SUPPLIED DATA —
▼
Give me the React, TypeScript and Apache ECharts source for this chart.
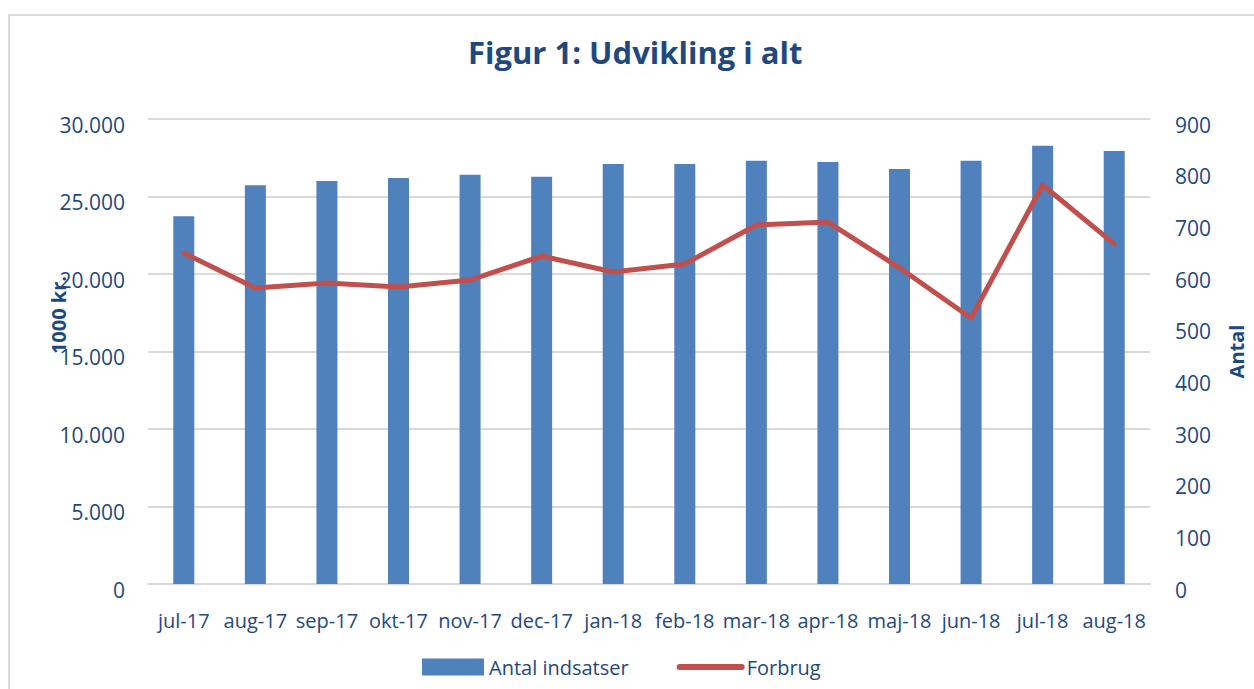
import React, { useEffect, useRef } from "react";
import * as echarts from "echarts";

const categories = [
  "jul-17", "aug-17", "sep-17", "okt-17", "nov-17", "dec-17", "jan-18",
  "feb-18", "mar-18", "apr-18", "maj-18", "jun-18", "jul-18", "aug-18",
];
const antalIndsatser = [712, 772, 780, 786, 792, 788, 813, 813, 819, 817, 803, 819, 848, 838];
const forbrug = [21350, 19100, 19420, 19160, 19610, 21160, 20130, 20650, 23160, 23350, 20400, 17160, 25740, 21940];

const TEXT = "#1F497D";
const FONT = "'Open Sans', sans-serif";

export default function App() {
  const ref = useRef<HTMLDivElement>(null);
  useEffect(() => {
    if (!ref.current) return;
    const chart = echarts.init(ref.current, undefined, { renderer: "svg" });
    chart.setOption({
      animation: false,
      backgroundColor: "#ffffff",
      textStyle: { fontFamily: FONT },
      title: {
        text: "Figur 1: Udvikling i alt",
        left: 463,
        top: 31,
        textStyle: { fontFamily: FONT, fontSize: 31, fontWeight: "bold", color: TEXT },
      },
      graphic: [
        {
          type: "rect",
          shape: { x: 9, y: 15, width: 1270, height: 700 },
          style: { fill: "none", stroke: "#D9D9D9", lineWidth: 2 },
          silent: true,
        },
        {
          type: "text",
          x: 58,
          y: 315,
          rotation: Math.PI / 2,
          style: {
            text: "1000 kr.",
            fontFamily: FONT,
            fontSize: 20,
            fontWeight: "bold",
            fill: TEXT,
            align: "center",
            verticalAlign: "middle",
          },
        },
      ],
      legend: {
        left: 422,
        top: 657,
        padding: 0,
        itemWidth: 62,
        itemHeight: 17,
        itemGap: 48,
        textStyle: { fontFamily: FONT, fontSize: 20, color: TEXT },
        data: [
          { name: "Antal indsatser", icon: "rect" },
          {
            name: "Forbrug",
            itemStyle: { color: "rgba(0,0,0,0)", borderWidth: 0 },
            lineStyle: { width: 6, cap: "round", color: "#C0504D" },
          },
        ],
      },
      grid: { left: 148, right: 81, top: 119, bottom: 105, containLabel: false },
      xAxis: {
        type: "category",
        data: categories,
        axisLine: { lineStyle: { color: "#D9D9D9", width: 2 } },
        axisTick: { show: false },
        axisLabel: { color: TEXT, fontSize: 20, fontFamily: FONT, margin: 26, interval: 0 },
      },
      yAxis: [
        {
          type: "value",
          min: 0,
          max: 30000,
          interval: 5000,
          position: "left",
          axisLine: { show: false },
          axisTick: { show: false },
          splitLine: { lineStyle: { color: "#D9D9D9", width: 2 } },
          axisLabel: {
            color: TEXT,
            fontSize: 21,
            fontFamily: FONT,
            margin: 23,
            verticalAlign: "top",
            lineHeight: 11,
            formatter: (v: number) => v.toLocaleString("de-DE"),
          },
        },
        {
          type: "value",
          min: 0,
          max: 900,
          interval: 100,
          position: "right",
          name: "Antal",
          nameLocation: "middle",
          nameGap: 76,
          nameRotate: 90,
          nameTextStyle: { color: TEXT, fontSize: 20, fontWeight: "bold", fontFamily: FONT },
          axisLine: { show: false },
          axisTick: { show: false },
          splitLine: { show: false },
          axisLabel: {
            color: TEXT,
            fontSize: 21,
            fontFamily: FONT,
            margin: 25,
            verticalAlign: "top",
            lineHeight: 11,
          },
        },
      ],
      series: [
        {
          name: "Antal indsatser",
          type: "bar",
          yAxisIndex: 1,
          data: antalIndsatser,
          barWidth: 21,
          itemStyle: { color: "#4F81BD" },
        },
        {
          name: "Forbrug",
          type: "line",
          yAxisIndex: 0,
          data: forbrug,
          symbol: "none",
          lineStyle: { color: "#C0504D", width: 5, cap: "round", join: "round" },
          itemStyle: { color: "#C0504D" },
        },
      ],
    });
    return () => chart.dispose();
  }, []);
  return (
    <div
      ref={ref}
      style={{ position: "absolute", left: 0, top: 0, width: 1254, height: 689 }}
    />
  );
}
▲
GIVEN PROBLEM —
In the copy, include no pictures; restate the listing above exactly.

TASK RESULT —
Give me the React, TypeScript and Apache ECharts source for this chart.
import React, { useEffect, useRef } from "react";
import * as echarts from "echarts";

const categories = [
  "jul-17", "aug-17", "sep-17", "okt-17", "nov-17", "dec-17", "jan-18",
  "feb-18", "mar-18", "apr-18", "maj-18", "jun-18", "jul-18", "aug-18",
];
const antalIndsatser = [712, 772, 780, 786, 792, 788, 813, 813, 819, 817, 803, 819, 848, 838];
const forbrug = [21350, 19100, 19420, 19160, 19610, 21160, 20130, 20650, 23160, 23350, 20400, 17160, 25740, 21940];

const TEXT = "#1F497D";
const FONT = "'Open Sans', sans-serif";

export default function App() {
  const ref = useRef<HTMLDivElement>(null);
  useEffect(() => {
    if (!ref.current) return;
    const chart = echarts.init(ref.current, undefined, { renderer: "svg" });
    chart.setOption({
      animation: false,
      backgroundColor: "#ffffff",
      textStyle: { fontFamily: FONT },
      title: {
        text: "Figur 1: Udvikling i alt",
        left: 463,
        top: 31,
        textStyle: { fontFamily: FONT, fontSize: 31, fontWeight: "bold", color: TEXT },
      },
      graphic: [
        {
          type: "rect",
          shape: { x: 9, y: 15, width: 1270, height: 700 },
          style: { fill: "none", stroke: "#D9D9D9", lineWidth: 2 },
          silent: true,
        },
        {
          type: "text",
          x: 58,
          y: 315,
          rotation: Math.PI / 2,
          style: {
            text: "1000 kr.",
            fontFamily: FONT,
            fontSize: 20,
            fontWeight: "bold",
            fill: TEXT,
            align: "center",
            verticalAlign: "middle",
          },
        },
      ],
      legend: {
        left: 422,
        top: 657,
        padding: 0,
        itemWidth: 62,
        itemHeight: 17,
        itemGap: 48,
        textStyle: { fontFamily: FONT, fontSize: 20, color: TEXT },
        data: [
          { name: "Antal indsatser", icon: "rect" },
          {
            name: "Forbrug",
            itemStyle: { color: "rgba(0,0,0,0)", borderWidth: 0 },
            lineStyle: { width: 6, cap: "round", color: "#C0504D" },
          },
        ],
      },
      grid: { left: 148, right: 81, top: 119, bottom: 105, containLabel: false },
      xAxis: {
        type: "category",
        data: categories,
        axisLine: { lineStyle: { color: "#D9D9D9", width: 2 } },
        axisTick: { show: false },
        axisLabel: { color: TEXT, fontSize: 20, fontFamily: FONT, margin: 26, interval: 0 },
      },
      yAxis: [
        {
          type: "value",
          min: 0,
          max: 30000,
          interval: 5000,
          position: "left",
          axisLine: { show: false },
          axisTick: { show: false },
          splitLine: { lineStyle: { color: "#D9D9D9", width: 2 } },
          axisLabel: {
            color: TEXT,
            fontSize: 21,
            fontFamily: FONT,
            margin: 23,
            verticalAlign: "top",
            lineHeight: 11,
            formatter: (v: number) => v.toLocaleString("de-DE"),
          },
        },
        {
          type: "value",
          min: 0,
          max: 900,
          interval: 100,
          position: "right",
          name: "Antal",
          nameLocation: "middle",
          nameGap: 76,
          nameRotate: 90,
          nameTextStyle: { color: TEXT, fontSize: 20, fontWeight: "bold", fontFamily: FONT },
          axisLine: { show: false },
          axisTick: { show: false },
          splitLine: { show: false },
          axisLabel: {
            color: TEXT,
            fontSize: 21,
            fontFamily: FONT,
            margin: 25,
            verticalAlign: "top",
            lineHeight: 11,
          },
        },
      ],
      series: [
        {
          name: "Antal indsatser",
          type: "bar",
          yAxisIndex: 1,
          data: antalIndsatser,
          barWidth: 21,
          itemStyle: { color: "#4F81BD" },
        },
        {
          name: "Forbrug",
          type: "line",
          yAxisIndex: 0,
          data: forbrug,
          symbol: "none",
          lineStyle: { color: "#C0504D", width: 5, cap: "round", join: "round" },
          itemStyle: { color: "#C0504D" },
        },
      ],
    });
    return () => chart.dispose();
  }, []);
  return (
    <div
      ref={ref}
      style={{ position: "absolute", left: 0, top: 0, width: 1254, height: 689 }}
    />
  );
}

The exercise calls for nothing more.